◆ **DESCRIPTION OF THE TASK**
Leaving out the pictures, please retype each record exactly.

>> START

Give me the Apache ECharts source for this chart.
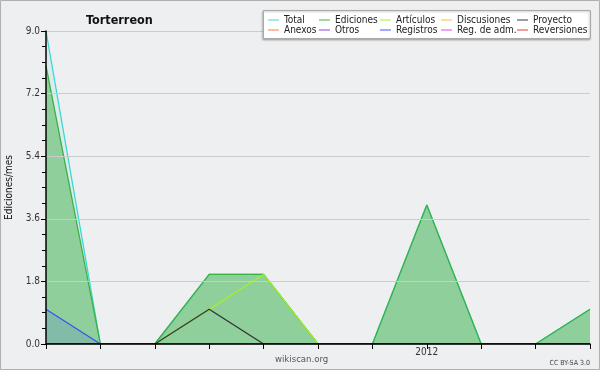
<!DOCTYPE html>
<html>
<head>
<meta charset="utf-8">
<script src="https://cdn.jsdelivr.net/npm/echarts@6/dist/echarts.min.js"></script>
<style>
  html, body { margin: 0; padding: 0; background: #eeeff1; }
  #main { width: 600px; height: 370px; }
</style>
</head>
<body>
<div id="main"></div>
<script>
// meses (categorias del eje x)
const months = ['2011-06', '2011-07', '2011-08', '2011-09', '2011-10', '2011-11',
  '2011-12', '2012-01', '2012-02', '2012-03', '2012-04']

const total = [9, 0, 0, 2, 2, 0, 0, 4, 0, 0, 1]
const ediciones = [8, 0, 0, 2, 2, 0, 0, 4, 0, 0, 1]
const articulos = [0, 0, 0, 1, 2, 0, 0, 0, 0, 0, 0]
const discusiones = [0, 0, 0, 0, 0, 0, 0, 0, 0, 0, 0]
const proyecto = [0, 0, 0, 1, 0, 0, 0, 0, 0, 0, 0]
const anexos = [0, 0, 0, 0, 0, 0, 0, 0, 0, 0, 0]
const otros = [0, 0, 0, 0, 0, 0, 0, 0, 0, 0, 0]
const registros = [1, 0, 0, 0, 0, 0, 0, 0, 0, 0, 0]
const regAdm = [0, 0, 0, 0, 0, 0, 0, 0, 0, 0, 0]
const reversiones = [0, 0, 0, 0, 0, 0, 0, 0, 0, 0, 0]

const yTicks = [0, 1.8, 3.6, 5.4, 7.2, 9.0]

// leyenda en columnas (arriba / abajo)
const legendCols = [
  ['Total', 'Anexos'],
  ['Ediciones', 'Otros'],
  ['Artículos', 'Registros'],
  ['Discusiones', 'Reg. de adm.'],
  ['Proyecto', 'Reversiones'],
]
const legendLeft = [268, 319, 380, 441, 517]

const font = '"DejaVu Sans Condensed", "DejaVu Sans", sans-serif'

const myChart = echarts.init(document.getElementById('main'))

const mkLine = (name, data, color, area) => ({
  name: name,
  type: 'line',
  data: data,
  showSymbol: false,
  symbol: 'none',
  color: color,
  itemStyle: { color: color },
  lineStyle: { color: color, width: 1.3 },
  areaStyle: area ? { color: color, opacity: area } : undefined,
})

const mkLegend = (names, left) => ({
  top: 15,
  left: left,
  orient: 'vertical',
  icon: 'rect',
  itemWidth: 11,
  itemHeight: 1.2,
  itemGap: 0,
  padding: 0,
  z: 12,
  itemStyle: { opacity: 0.8 },
  textStyle: { fontFamily: font, fontSize: 10, color: '#222' },
  data: names,
})

const option = {
  backgroundColor: '#eeeff1',
  animation: false,
  title: {
    text: 'Torterreon',
    left: 81,
    top: 9,
    textStyle: { fontFamily: font, fontSize: 12.5, fontWeight: 'bold', color: '#111' },
  },
  legend: legendCols.map((c, i) => mkLegend(c, legendLeft[i])),
  grid: { left: 46, right: 10, top: 31, bottom: 26, outerBoundsMode: 'none', containLabel: false },
  xAxis: {
    type: 'category',
    data: months,
    boundaryGap: false,
    z: 6,
    axisLine: { lineStyle: { color: '#000', width: 1.5 } },
    axisTick: { show: true, interval: 0, length: 5, lineStyle: { color: '#000' } },
    axisLabel: {
      interval: 0,
      margin: 3,
      fontFamily: font,
      fontSize: 10,
      color: '#333',
      formatter: (v) => (v.endsWith('-01') ? v.slice(0, 4) : ''),
    },
    splitLine: { show: false },
  },
  yAxis: {
    type: 'value',
    min: yTicks[0],
    max: yTicks[yTicks.length - 1],
    interval: 1.8,
    z: 6,
    name: 'Ediciones/mes',
    nameLocation: 'middle',
    nameRotate: 90,
    nameGap: 31,
    nameTextStyle: { fontFamily: font, fontSize: 10, color: '#111' },
    axisLine: { show: true, lineStyle: { color: '#000', width: 1.5 } },
    axisTick: { show: true, length: 5, lineStyle: { color: '#000' } },
    minorTick: { show: true, splitNumber: 4, length: 4, lineStyle: { color: '#000' } },
    axisLabel: {
      margin: 6,
      fontFamily: font,
      fontSize: 10,
      color: '#333',
      formatter: (v) => v.toFixed(1),
    },
    splitLine: { show: true, lineStyle: { color: '#cccccc', width: 1 } },
  },
  graphic: [
    {
      type: 'rect',
      z: 10,
      shape: { x: 263.5, y: 10.5, width: 327, height: 28 },
      style: {
        fill: '#ffffff',
        stroke: '#aaaaaa',
        lineWidth: 1,
        shadowColor: 'rgba(0,0,0,0.25)',
        shadowBlur: 2,
        shadowOffsetX: -1,
        shadowOffsetY: 1,
      },
    },
    {
      type: 'text',
      z: 10,
      left: 275,
      top: 355,
      style: { text: 'wikiscan.org', fontFamily: font, fontSize: 9.5, fill: '#555' },
    },
    {
      type: 'text',
      z: 10,
      right: 10,
      top: 360,
      style: { text: 'CC BY-SA 3.0', fontFamily: font, fontSize: 7, fill: '#444' },
    },
    {
      type: 'rect',
      z: 20,
      silent: true,
      shape: { x: 0.5, y: 0.5, width: 599, height: 369 },
      style: { fill: 'none', stroke: '#b0b0b0', lineWidth: 1 },
    },
  ],
  series: [
    mkLine('Total', total, '#3ad8d0', 0.1),
    mkLine('Ediciones', ediciones, '#3cb043', 0.48),
    mkLine('Artículos', articulos, '#aaee22'),
    mkLine('Discusiones', discusiones, '#f5c22a'),
    mkLine('Anexos', anexos, '#f47a3a'),
    mkLine('Otros', otros, '#8a3ae8'),
    mkLine('Registros', registros, '#3a52f0', 0.15),
    mkLine('Reg. de adm.', regAdm, '#e040e8'),
    mkLine('Reversiones', reversiones, '#ee3030'),
    mkLine('Proyecto', proyecto, '#333333'),
  ],
}

option && myChart.setOption(option)
</script>
</body>
</html>
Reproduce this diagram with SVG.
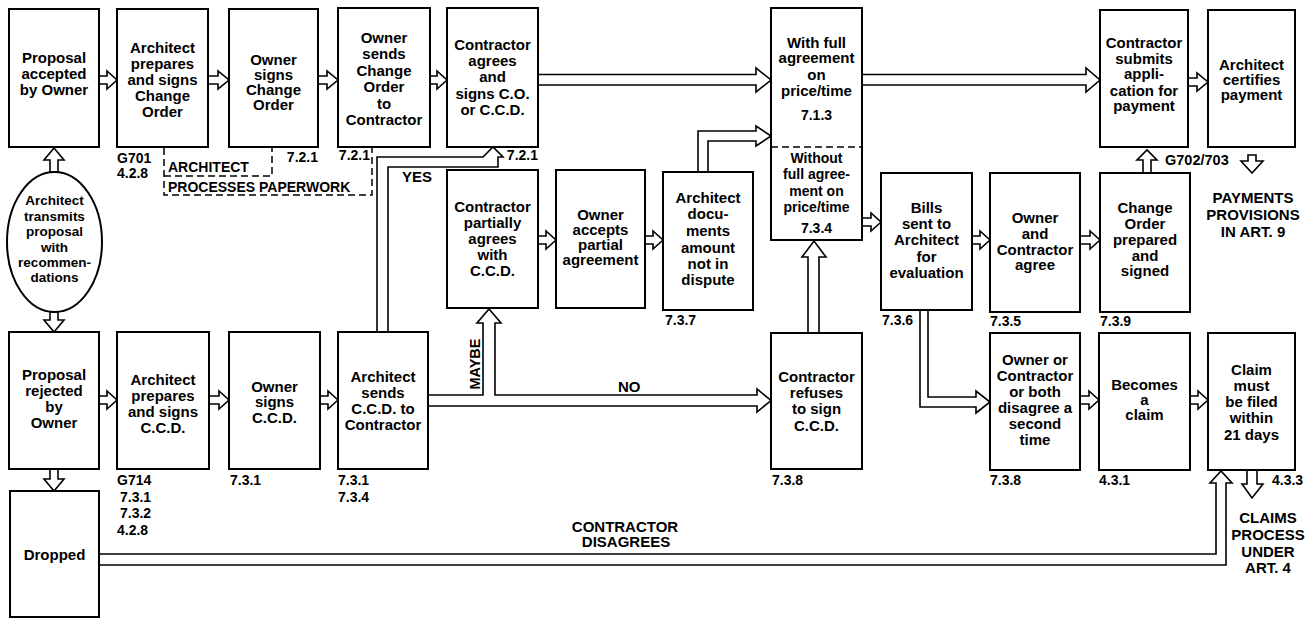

>> END

◆ **REPLY**
Give me the Apache ECharts source for this chart.
<!DOCTYPE html>
<html>
<head>
<meta charset="utf-8">
<script src="https://cdn.jsdelivr.net/npm/echarts@6/dist/echarts.min.js"></script>
<style>
  html, body { margin: 0; padding: 0; background: #eeeff1; }
  #main { width: 600px; height: 370px; }
</style>
</head>
<body>
<div id="main"></div>
<script>
// meses (categorias del eje x)
const months = ['2011-06', '2011-07', '2011-08', '2011-09', '2011-10', '2011-11',
  '2011-12', '2012-01', '2012-02', '2012-03', '2012-04']

const total = [9, 0, 0, 2, 2, 0, 0, 4, 0, 0, 1]
const ediciones = [8, 0, 0, 2, 2, 0, 0, 4, 0, 0, 1]
const articulos = [0, 0, 0, 1, 2, 0, 0, 0, 0, 0, 0]
const discusiones = [0, 0, 0, 0, 0, 0, 0, 0, 0, 0, 0]
const proyecto = [0, 0, 0, 1, 0, 0, 0, 0, 0, 0, 0]
const anexos = [0, 0, 0, 0, 0, 0, 0, 0, 0, 0, 0]
const otros = [0, 0, 0, 0, 0, 0, 0, 0, 0, 0, 0]
const registros = [1, 0, 0, 0, 0, 0, 0, 0, 0, 0, 0]
const regAdm = [0, 0, 0, 0, 0, 0, 0, 0, 0, 0, 0]
const reversiones = [0, 0, 0, 0, 0, 0, 0, 0, 0, 0, 0]

const yTicks = [0, 1.8, 3.6, 5.4, 7.2, 9.0]

// leyenda en columnas (arriba / abajo)
const legendCols = [
  ['Total', 'Anexos'],
  ['Ediciones', 'Otros'],
  ['Artículos', 'Registros'],
  ['Discusiones', 'Reg. de adm.'],
  ['Proyecto', 'Reversiones'],
]
const legendLeft = [268, 319, 380, 441, 517]

const font = '"DejaVu Sans Condensed", "DejaVu Sans", sans-serif'

const myChart = echarts.init(document.getElementById('main'))

const mkLine = (name, data, color, area) => ({
  name: name,
  type: 'line',
  data: data,
  showSymbol: false,
  symbol: 'none',
  color: color,
  itemStyle: { color: color },
  lineStyle: { color: color, width: 1.3 },
  areaStyle: area ? { color: color, opacity: area } : undefined,
})

const mkLegend = (names, left) => ({
  top: 15,
  left: left,
  orient: 'vertical',
  icon: 'rect',
  itemWidth: 11,
  itemHeight: 1.2,
  itemGap: 0,
  padding: 0,
  z: 12,
  itemStyle: { opacity: 0.8 },
  textStyle: { fontFamily: font, fontSize: 10, color: '#222' },
  data: names,
})

const option = {
  backgroundColor: '#eeeff1',
  animation: false,
  title: {
    text: 'Torterreon',
    left: 81,
    top: 9,
    textStyle: { fontFamily: font, fontSize: 12.5, fontWeight: 'bold', color: '#111' },
  },
  legend: legendCols.map((c, i) => mkLegend(c, legendLeft[i])),
  grid: { left: 46, right: 10, top: 31, bottom: 26, outerBoundsMode: 'none', containLabel: false },
  xAxis: {
    type: 'category',
    data: months,
    boundaryGap: false,
    z: 6,
    axisLine: { lineStyle: { color: '#000', width: 1.5 } },
    axisTick: { show: true, interval: 0, length: 5, lineStyle: { color: '#000' } },
    axisLabel: {
      interval: 0,
      margin: 3,
      fontFamily: font,
      fontSize: 10,
      color: '#333',
      formatter: (v) => (v.endsWith('-01') ? v.slice(0, 4) : ''),
    },
    splitLine: { show: false },
  },
  yAxis: {
    type: 'value',
    min: yTicks[0],
    max: yTicks[yTicks.length - 1],
    interval: 1.8,
    z: 6,
    name: 'Ediciones/mes',
    nameLocation: 'middle',
    nameRotate: 90,
    nameGap: 31,
    nameTextStyle: { fontFamily: font, fontSize: 10, color: '#111' },
    axisLine: { show: true, lineStyle: { color: '#000', width: 1.5 } },
    axisTick: { show: true, length: 5, lineStyle: { color: '#000' } },
    minorTick: { show: true, splitNumber: 4, length: 4, lineStyle: { color: '#000' } },
    axisLabel: {
      margin: 6,
      fontFamily: font,
      fontSize: 10,
      color: '#333',
      formatter: (v) => v.toFixed(1),
    },
    splitLine: { show: true, lineStyle: { color: '#cccccc', width: 1 } },
  },
  graphic: [
    {
      type: 'rect',
      z: 10,
      shape: { x: 263.5, y: 10.5, width: 327, height: 28 },
      style: {
        fill: '#ffffff',
        stroke: '#aaaaaa',
        lineWidth: 1,
        shadowColor: 'rgba(0,0,0,0.25)',
        shadowBlur: 2,
        shadowOffsetX: -1,
        shadowOffsetY: 1,
      },
    },
    {
      type: 'text',
      z: 10,
      left: 275,
      top: 355,
      style: { text: 'wikiscan.org', fontFamily: font, fontSize: 9.5, fill: '#555' },
    },
    {
      type: 'text',
      z: 10,
      right: 10,
      top: 360,
      style: { text: 'CC BY-SA 3.0', fontFamily: font, fontSize: 7, fill: '#444' },
    },
    {
      type: 'rect',
      z: 20,
      silent: true,
      shape: { x: 0.5, y: 0.5, width: 599, height: 369 },
      style: { fill: 'none', stroke: '#b0b0b0', lineWidth: 1 },
    },
  ],
  series: [
    mkLine('Total', total, '#3ad8d0', 0.1),
    mkLine('Ediciones', ediciones, '#3cb043', 0.48),
    mkLine('Artículos', articulos, '#aaee22'),
    mkLine('Discusiones', discusiones, '#f5c22a'),
    mkLine('Anexos', anexos, '#f47a3a'),
    mkLine('Otros', otros, '#8a3ae8'),
    mkLine('Registros', registros, '#3a52f0', 0.15),
    mkLine('Reg. de adm.', regAdm, '#e040e8'),
    mkLine('Reversiones', reversiones, '#ee3030'),
    mkLine('Proyecto', proyecto, '#333333'),
  ],
}

option && myChart.setOption(option)
</script>
</body>
</html>
Reproduce this diagram with SVG.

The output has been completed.